One of those roommates is rising senior Ryan Lieberman. The 2010 NCAA parallel bars champion, Lieberman is spending his summer even more immersed in NCAA life as a research assistant for Roger Noll, an economics professor. The research project? An exploration of NCAA Division 1 Coaching Salaries.

Like Ramani and Ter-Zakhariants, Lieberman spends much of his evening in the gym – four hours a day, to be exact. And in his downtime, this national champion likes to produce music. Perhaps a music career is next after gymnastics?

Two more men’s gymnastics roommates are rising senior Tim Gentry and rising redshirt junior Kyle Oi. Gentry, a two-time (and current) national team member, is spending his summer by adding to his educational background with CS106A and AA190. And according to him, he is spending “a lot” of hours in the gym.

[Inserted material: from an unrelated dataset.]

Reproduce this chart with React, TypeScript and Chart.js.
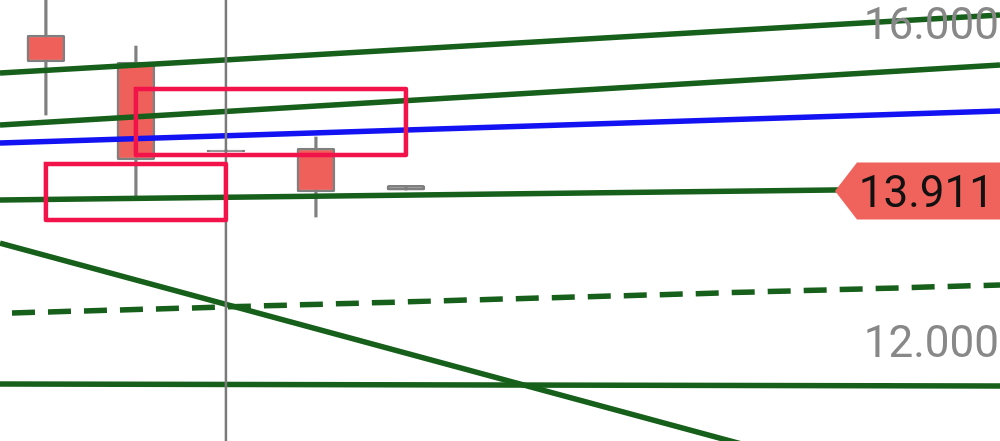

Oi, like Gentry, is taking classes this summer. His intellectual capacity is filled with CS106A and Physics 28/29. As he comes back from a severe back injury, Oi also plans on training 15 hours a week this summer.

And while five gymnasts and their teammates are free of work, school, and training obligations for each other, they try to bond outside the gym. Oi says there will be plenty of barbecues and beach time throughout July and August, while the others speak excitedly about the team’s annual trip down to Los Angeles for the Fish Fry – a weekend of costumes, dancing, food and drinks hosted by former Stanford gymnast Eli Alcaraz, class of 2008.